Now, I may be struggling on practical DIY, but one thing I'm expert in is shopping.
I've now been back and forth to the megastore, buying this and that, discovering a new enthusiasm for purchasing manly-looking tools and allied stuff, so much so that I was even tempted to buy a large metal storage unit to hold my growing list of DIY essentials.

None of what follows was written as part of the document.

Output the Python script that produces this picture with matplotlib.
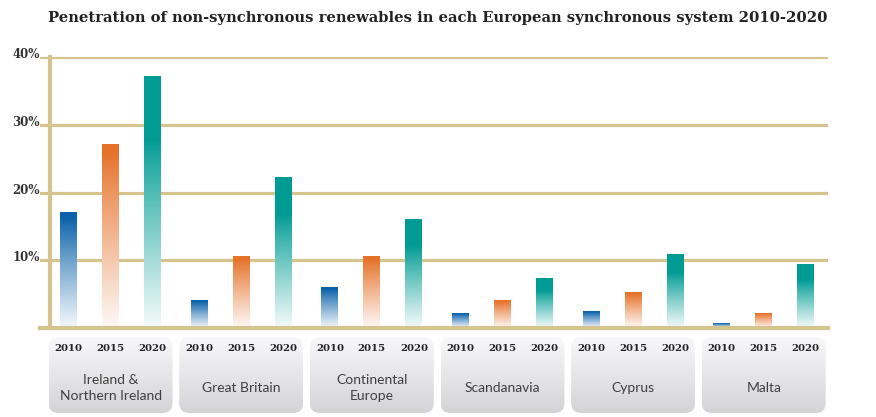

I even had to transfer my old truck from the holiday house to carry some of the more heavy-duty gear I've been indulging in.
So, dressed in my tattered shorts, paint-splattered T-shirt and armed with my truck, I felt assured that I reflected a certain savoir-faire, suggesting that on the surface at least, I looked like a proper Kiwi DIY sort of bloke, ready to tackle all manner of home improvement jobs.
After re-plastering my earlier botched efforts, I began drilling again, having carefully checked the surfaces with my newly purchased stud finders, spirit levels and measuring templates.
To my horror, the heaters once again ended up suspended on a slight angle, leaving me mystified and blubbing in despair that I'm still a long way from truly earning my home-handyman's stripes.
Later in the day, the caregiver, more practical and competent than me, noted that the heaters' fixing brackets were not aligned correctly, suggesting a manufacturing fault that clearly made it difficult to hang the units correctly.
With the appliances hastily replaced, I've recommenced machine-gunning the walls again, ever hopeful that somewhere in my fragile physiological makeup, there is a double helix encoded with that magic DIY molecule.